Copyright on the agenda

WE ARE "all creators now. I create when I post on my website: you create when you post a note on your Facebook wall, we create when we tweet to each other." That was David Lammy, the government Minister responsible for intellectual property, speaking to a meeting called on 23 March by the Strategic Advisory Board for Intellectual Property on the "moral rights" - the right to be identified as creator of your work and to defend its integrity.

"Any artist puts not just effort but quite a lot of themselves into their work," he went on: "it's clear that the value of that work is largely because of the huge endeavour which that artist has put in and there is a powerful sense that it still remains theirs, their offering to the world, and that is why moral rights are important." Sympathetic words indeed - though Lammy acknowledged that he won't be a Minister for long, unless his party is re-elected.

And one of the questions Lammy posed was: "How do we grant access to libraries - while respecting the emotional tie which creators have to their work?" Half the government's answer to that will - almost certainly - by the time this reaches you be winging its way into law, in the shape of Clause 43 of the Digital Economy Bill, which was due to have its second reading in the House of Commons on 6 April.

The Bill gives future Ministers the power to authorise bodies - such as the collecting societies DACS and ALCS - to issue "extended collective licences": in effect, blanket permissions for a user like a library, or the BBC archive, to use works, in return for a fee. A similar process will apply for authorising bodies to license use of "orphan works" - those whose creators cannot be found.

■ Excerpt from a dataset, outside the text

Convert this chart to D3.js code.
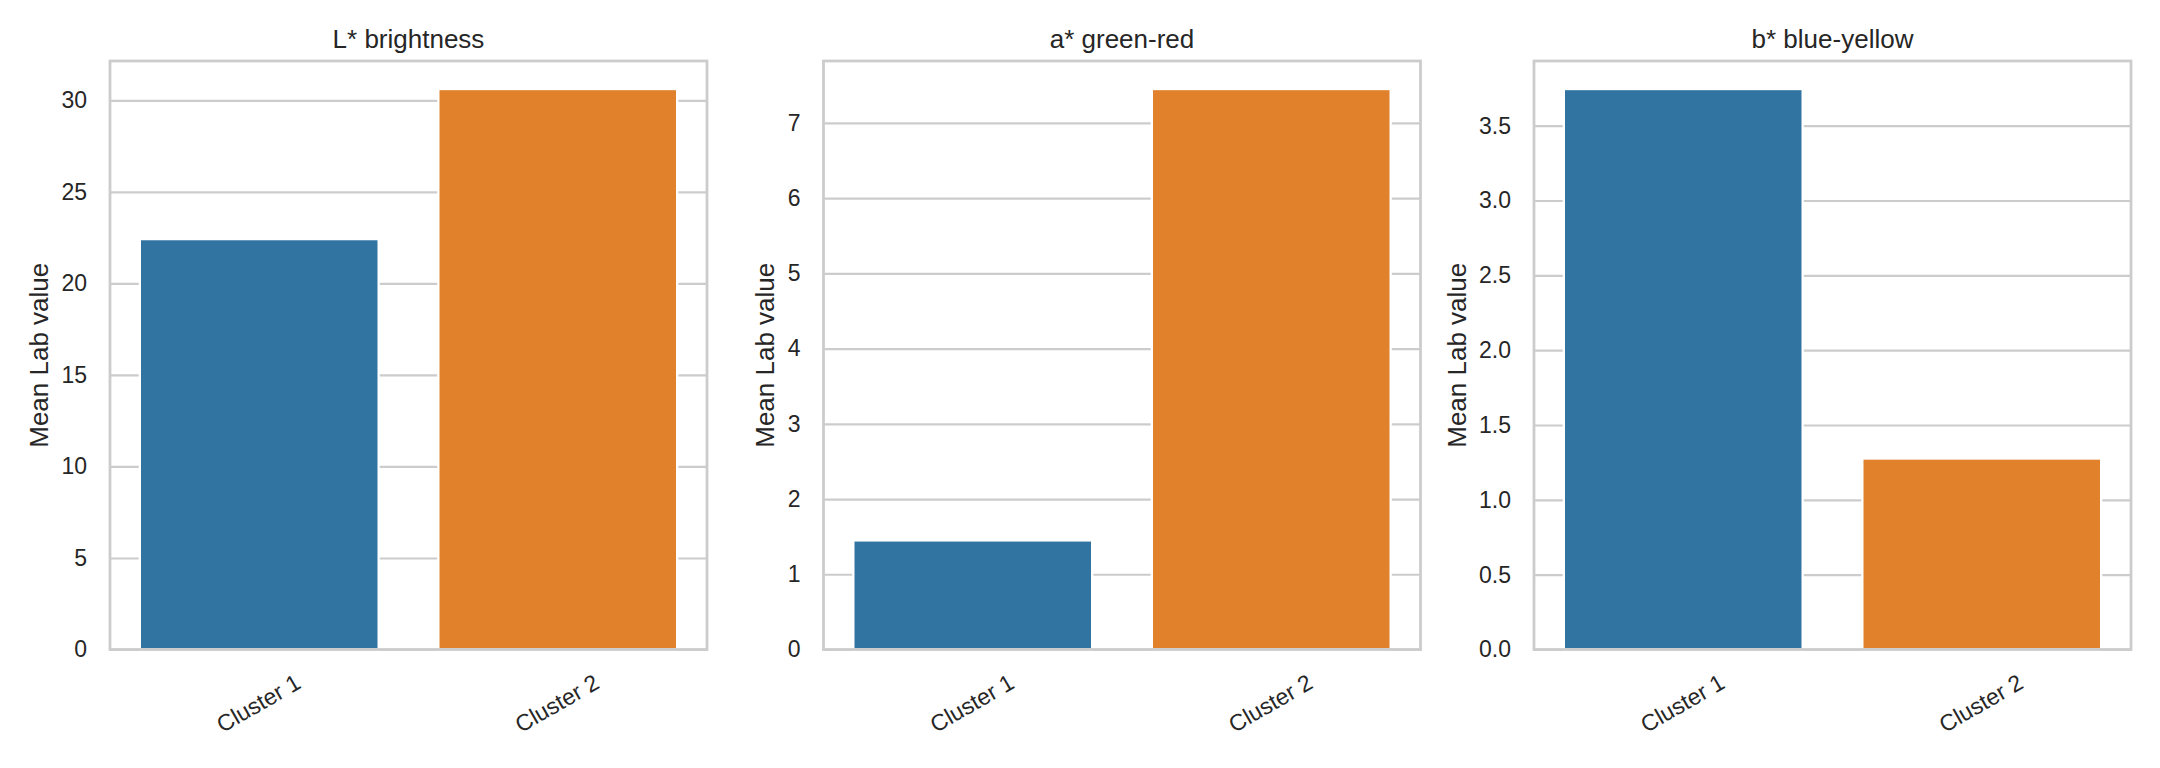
<!DOCTYPE html>
<html>
<head>
<meta charset="utf-8">
<style>
  body { margin: 0; background: #fff; }
  svg { display: block; font-family: "Liberation Sans", Arial, sans-serif; }
  .grid line { stroke: #cccccc; stroke-width: 2.2; }
  .grid text { fill: #262626; font-size: 23px; font-family: "Liberation Sans", Arial, sans-serif; }
</style>
<script src="https://cdn.jsdelivr.net/npm/d3@7"></script>
</head>
<body>
<svg id="chart"></svg>
<script>
// values
const clusters = ["Cluster 1", "Cluster 2"];
const panelTitles = ["L* brightness", "a* green-red", "b* blue-yellow"];
const lValues = [22.42, 30.62];
const aValues = [1.45, 7.45];
const bValues = [3.745, 1.276];
const lTicks = [0, 5, 10, 15, 20, 25, 30];
const aTicks = [0, 1, 2, 3, 4, 5, 6, 7];
const bTicks = [0, 0.5, 1.0, 1.5, 2.0, 2.5, 3.0, 3.5];
const barColors = ["#3274a1", "#e1812c"];
const yLabel = "Mean Lab value";

const W = 2160, H = 768;
const svg = d3.select("#chart").attr("width", W).attr("height", H);
svg.append("rect").attr("width", W).attr("height", H).attr("fill", "#fff");

const panelLeft = [110, 823.5, 1534];
const panelW = 597;
const plotTop = 61, plotBottom = 649.5;
const panelH = plotBottom - plotTop;

const panels = [
  { title: panelTitles[0], values: lValues, ticks: lTicks, fmt: d3.format("d") },
  { title: panelTitles[1], values: aValues, ticks: aTicks, fmt: d3.format("d") },
  { title: panelTitles[2], values: bValues, ticks: bTicks, fmt: d3.format(".1f") }
];

panels.forEach(function(p, i) {
  let g = svg.append("g").attr("transform", "translate(" + panelLeft[i] + "," + plotTop + ")");

  let x = d3.scaleBand().domain(clusters).range([0, panelW])
    .paddingInner(0.2).paddingOuter(0.1);
  let y = d3.scaleLinear().domain([0, d3.max(p.values) * 1.05]).range([panelH, 0]);

  // grid + y tick labels
  let grid = g.append("g").attr("class", "grid")
    .call(d3.axisLeft(y).tickValues(p.ticks).tickFormat(p.fmt)
      .tickSize(-panelW).tickPadding(23));
  grid.select(".domain").remove();

  // widest tick label, so the y label sits just left of it
  let maxTickW = 0;
  grid.selectAll("text").each(function() {
    maxTickW = Math.max(maxTickW, this.getComputedTextLength());
  });

  // bars
  g.selectAll(".bar").data(p.values).enter().append("rect")
    .attr("class", "bar")
    .attr("x", (d, j) => x(clusters[j]))
    .attr("width", x.bandwidth())
    .attr("y", d => y(d))
    .attr("height", d => y(0) - y(d))
    .attr("fill", (d, j) => barColors[j])
    .attr("stroke", "#fff")
    .attr("stroke-width", 2.3);

  // spines
  g.append("rect")
    .attr("width", panelW).attr("height", panelH)
    .attr("fill", "none").attr("stroke", "#cccccc").attr("stroke-width", 2.8);

  // x tick labels, rotated 30 degrees
  g.selectAll(".xlab").data(clusters).enter().append("text")
    .attr("class", "xlab")
    .attr("transform", d => "translate(" + (x(d) + x.bandwidth() / 2 - 1) + "," + (panelH + 53.5) + ") rotate(-30)")
    .attr("text-anchor", "middle")
    .attr("dy", "0.36em")
    .attr("fill", "#262626")
    .style("font-size", "23px")
    .text(d => d);

  // title
  g.append("text")
    .attr("x", panelW / 2).attr("y", 47.7 - plotTop)
    .attr("text-anchor", "middle")
    .attr("fill", "#262626")
    .style("font-size", "26px")
    .text(p.title);

  // y label
  let labX = -(23 + maxTickW + 13.4);
  g.append("text")
    .attr("transform", "translate(" + labX + "," + (panelH / 2) + ") rotate(-90)")
    .attr("text-anchor", "middle")
    .attr("fill", "#262626")
    .style("font-size", "26px")
    .text(yLabel);
});
</script>
</body>
</html>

The promotion of moral rights onto the political agenda and the insertion of "creators" into the political lexicon is a direct result of lobbying carried out by the NUJ with the Creators' Rights Alliance (CRA), and of the amendments we supported while the Bill was going through the Lords.

During that process the government made significant changes to the Bill. For example it now outlines the steps that someone wanting to use an orphan work would have to go through to try to find its creator or creators. It makes it much clearer how creators' organisations and other interested parties are to be consulted, not just on the content of the "statutory instruments" that are to flesh out the organisational machinery but on individual licence applications. It has gone some way to meeting the CRA's demand that only bodies genuinely representative of creators may grant such licences.

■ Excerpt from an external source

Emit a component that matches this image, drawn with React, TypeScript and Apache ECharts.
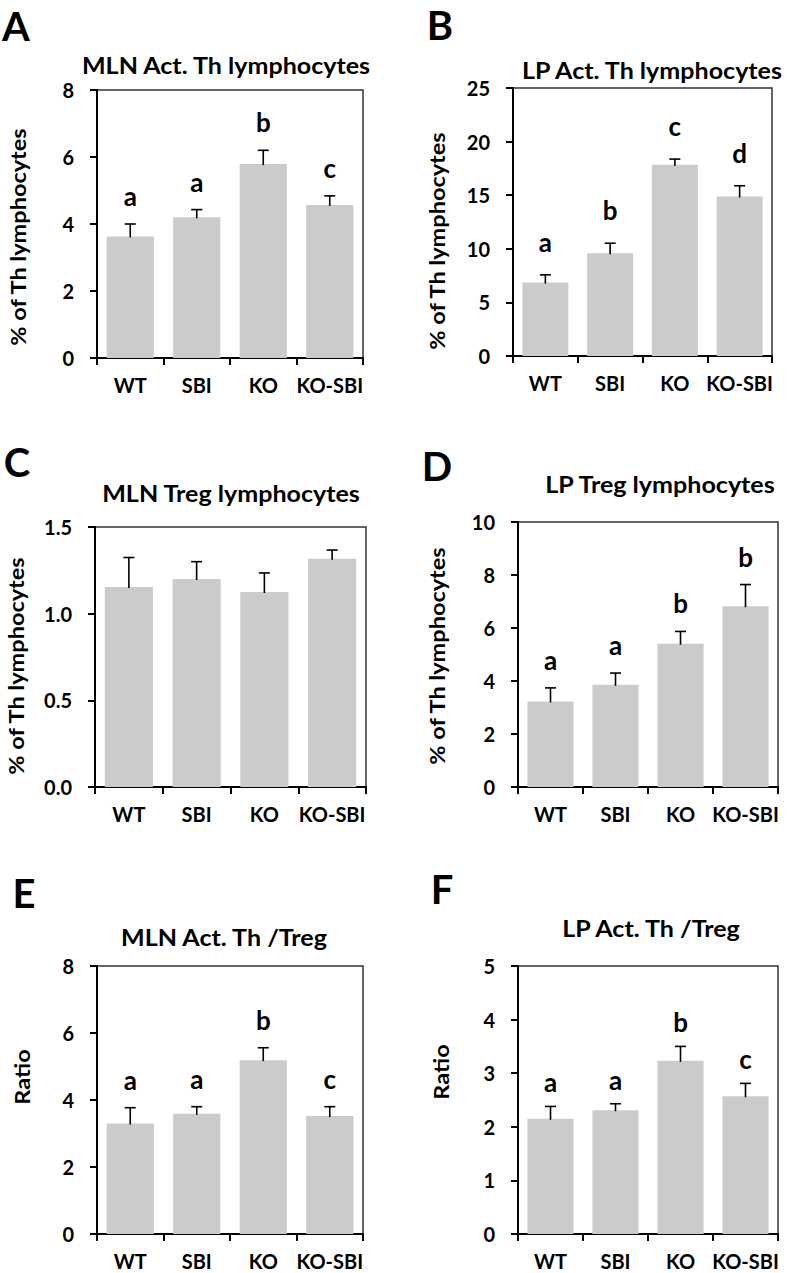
import React, { useEffect, useRef } from "react";
import * as echarts from "echarts";

const categories = ["WT", "SBI", "KO", "KO-SBI"];

const meanA = [3.63, 4.2, 5.79, 4.57];
const errA = [0.37, 0.23, 0.41, 0.27];
const lettersA = ["a", "a", "b", "c"];

const meanB = [6.85, 9.59, 17.84, 14.88];
const errB = [0.72, 0.93, 0.53, 1.0];
const lettersB = ["a", "b", "c", "d"];

const meanC = [1.154, 1.2, 1.125, 1.317];
const errC = [0.17, 0.1, 0.11, 0.05];
const lettersC = ["", "", "", ""];

const meanD = [3.23, 3.86, 5.41, 6.82];
const errD = [0.51, 0.44, 0.46, 0.82];
const lettersD = ["a", "a", "b", "b"];

const meanE = [3.3, 3.59, 5.19, 3.52];
const errE = [0.47, 0.21, 0.37, 0.28];
const lettersE = ["a", "a", "b", "c"];

const meanF = [2.15, 2.31, 3.23, 2.57];
const errF = [0.23, 0.12, 0.27, 0.24];
const lettersF = ["a", "a", "b", "c"];

const FONT = "Lato, 'Open Sans', sans-serif";

const panels = [
  { tag: "A", title: "MLN Act. Th lymphocytes", yName: "% of Th lymphocytes", mean: meanA, err: errA, letters: lettersA, max: 8, interval: 2, dec: 0,
    grid: { left: 97, top: 90, width: 266, height: 268 }, titlePos: [226, 65], tagPos: [16, 26], yNamePos: [18, 237], letterOff: 28 },
  { tag: "B", title: "LP Act. Th lymphocytes", yName: "% of Th lymphocytes", mean: meanB, err: errB, letters: lettersB, max: 25, interval: 5, dec: 0,
    grid: { left: 513, top: 88, width: 259, height: 268 }, titlePos: [652, 70], tagPos: [440, 25], yNamePos: [437, 241], letterOff: 33 },
  { tag: "C", title: "MLN Treg lymphocytes", yName: "% of Th lymphocytes", mean: meanC, err: errC, letters: lettersC, max: 1.5, interval: 0.5, dec: 1,
    grid: { left: 95, top: 527, width: 271, height: 260 }, titlePos: [231, 493], tagPos: [17, 462], yNamePos: [16, 666], letterOff: 28 },
  { tag: "D", title: "LP Treg lymphocytes", yName: "% of Th lymphocytes", mean: meanD, err: errD, letters: lettersD, max: 10, interval: 2, dec: 0,
    grid: { left: 518, top: 522, width: 260, height: 265 }, titlePos: [660, 484], tagPos: [437, 466], yNamePos: [437, 656], letterOff: 28 },
  { tag: "E", title: "MLN Act. Th /Treg", yName: "Ratio", mean: meanE, err: errE, letters: lettersE, max: 8, interval: 2, dec: 0,
    grid: { left: 97, top: 966, width: 266, height: 268 }, titlePos: [224, 937], tagPos: [24, 893], yNamePos: [22, 1077], letterOff: 28 },
  { tag: "F", title: "LP Act. Th /Treg", yName: "Ratio", mean: meanF, err: errF, letters: lettersF, max: 5, interval: 1, dec: 0,
    grid: { left: 518, top: 966, width: 260, height: 268 }, titlePos: [651, 928], tagPos: [442, 889], yNamePos: [441, 1072], letterOff: 24 },
];

export default function App() {
  const ref = useRef<HTMLDivElement>(null);
  useEffect(() => {
    document.body.style.margin = "0";
    if (!ref.current) return;
    const chart = echarts.init(ref.current, null, { renderer: "svg" });

    const grids: any[] = [];
    const xAxes: any[] = [];
    const yAxes: any[] = [];
    const series: any[] = [];
    const graphics: any[] = [];

    panels.forEach((p, i) => {
      grids.push({ ...p.grid, show: true, borderColor: "#333", borderWidth: 1.5, backgroundColor: "transparent" });
      xAxes.push({
        type: "category", gridIndex: i, data: categories,
        axisLine: { lineStyle: { color: "#000", width: 2 } },
        axisTick: { show: true, length: 7, lineStyle: { color: "#000", width: 2 } },
        axisLabel: { interval: 0, fontSize: 20, fontWeight: "bold", fontFamily: FONT, color: "#000", margin: 17 },
      });
      yAxes.push({
        type: "value", gridIndex: i, min: 0, max: p.max, interval: p.interval,
        axisLine: { show: true, lineStyle: { color: "#000", width: 2 } },
        axisTick: { show: true, length: 7, lineStyle: { color: "#000", width: 2 } },
        splitLine: { show: false },
        axisLabel: { fontSize: 20, fontWeight: "bold", fontFamily: FONT, color: "#000", margin: 23,
          formatter: (v: number) => v.toFixed(p.dec) },
      });
      series.push({
        type: "bar", xAxisIndex: i, yAxisIndex: i, data: p.mean, barWidth: "71%",
        itemStyle: { color: "#cbcbcb" }, silent: true,
      });
      const letters = p.letters;
      const off = p.letterOff;
      series.push({
        type: "custom", xAxisIndex: i, yAxisIndex: i, z: 5, silent: true,
        data: p.mean.map((m, k) => [k, m, p.err[k]]),
        renderItem: (params: any, api: any) => {
          const k = api.value(0);
          const m = api.value(1);
          const e = api.value(2);
          const base = api.coord([k, m]);
          const top = api.coord([k, m + e]);
          const children: any[] = [
            { type: "line", shape: { x1: top[0], y1: base[1] + 1, x2: top[0], y2: top[1] }, style: { stroke: "#000", lineWidth: 1.6 } },
            { type: "line", shape: { x1: top[0] - 5.5, y1: top[1], x2: top[0] + 5.5, y2: top[1] }, style: { stroke: "#000", lineWidth: 1.6 } },
          ];
          const lt = letters[params.dataIndex];
          if (lt) {
            children.push({
              type: "text", x: top[0], y: top[1] - off,
              style: { text: lt, fontSize: 26, fontWeight: "bold", fontFamily: FONT, fill: "#000", align: "center", verticalAlign: "middle" },
            });
          }
          return { type: "group", children };
        },
      });
      graphics.push({
        type: "text", x: p.titlePos[0], y: p.titlePos[1], scaleX: 1.09,
        style: { text: p.title, fontSize: 23, fontWeight: "bold", fontFamily: FONT, fill: "#000", align: "center", verticalAlign: "middle" },
      });
      graphics.push({
        type: "text", x: p.tagPos[0], y: p.tagPos[1],
        style: { text: p.tag, fontSize: 40, fontWeight: "bold", fontFamily: FONT, fill: "#000", align: "center", verticalAlign: "middle" },
      });
      graphics.push({
        type: "text", x: p.yNamePos[0], y: p.yNamePos[1], rotation: Math.PI / 2, scaleX: 1.12,
        style: { text: p.yName, fontSize: 21, fontWeight: "bold", fontFamily: FONT, fill: "#000", align: "center", verticalAlign: "middle" },
      });
    });

    chart.setOption({
      animation: false,
      backgroundColor: "#fff",
      grid: grids,
      xAxis: xAxes,
      yAxis: yAxes,
      series,
      graphic: graphics,
    });
    return () => chart.dispose();
  }, []);
  return <div ref={ref} style={{ width: 788, height: 1273 }} />;
}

The other two key safeguards that the CRA sought - in short, the creator's right "to be identified and to stay identified" - are not in the Bill, nor were they ever likely to be. As Viscount Bridgeman said in the Lords debate, "It is a logical and legal absurdity" to make provision for use of works by unidentified authors and other creators "while there are significant groups of authors who do not have the right to be identified". No-one contributing to a newspaper or magazine or reporting news and current affairs currently has the key rights in UK law.

There was no practical political possibility of stopping the government's move, not without scuppering the entire Bill and damaging the interests of creators - including journalists in the trial areas for "regional news consortia". So the CRA wrote to key MPs saying that no authorisations under the Bill should be granted until the moral rights issue was sorted out.

That was hard work. Now it gets harder, exorcising the devil in the details. See for a guide to extended collective licensing and the next political stages.

Meanwhile in another corner of Westminster, the government's Intellectual Property Office is taking a look at creators' contracts. Yet more consultation.

Over in New York, the Google Books Settlement is delayed again. Anyone with words published in a book should visit - our online checklist to work out what the settlement means to you. We're waiting to see whether the Authors Guild, publishers and Google come up with a second revised settlement agreement, as Judge Denny Chin hinted they should at the 18 February fairness hearing. The ranks of those objecting has swelled, with Ursula K. Le Guin resigning from the Authors Guild, and exhorting US authors to join the National Writers' Union: See

And in Washington, DC, the Supreme Court has issued its second ruling in Tasini versus Times - the case in which Jonathan Tasini and others sued the newspaper and online databases for putting freelances' work online without a licence. The ruling is that the settlement can include authors who did not register their work with the US Copyright Office - including most freelance claimants. The effect is that the case - launched in 1995 - goes back to the Southern District Court of New York to decide whether the $11 million for writers is fair, or not.

Back in Europe, meanwhile, we await with interest the imminent publication of a draft EU-wide law on authors' rights. The "Wittem group" of law professors is producing this on its own initiative, with no formal mandate and no consultation. It could be influential, given noises coming from parts of the EU's civil service, the Commission.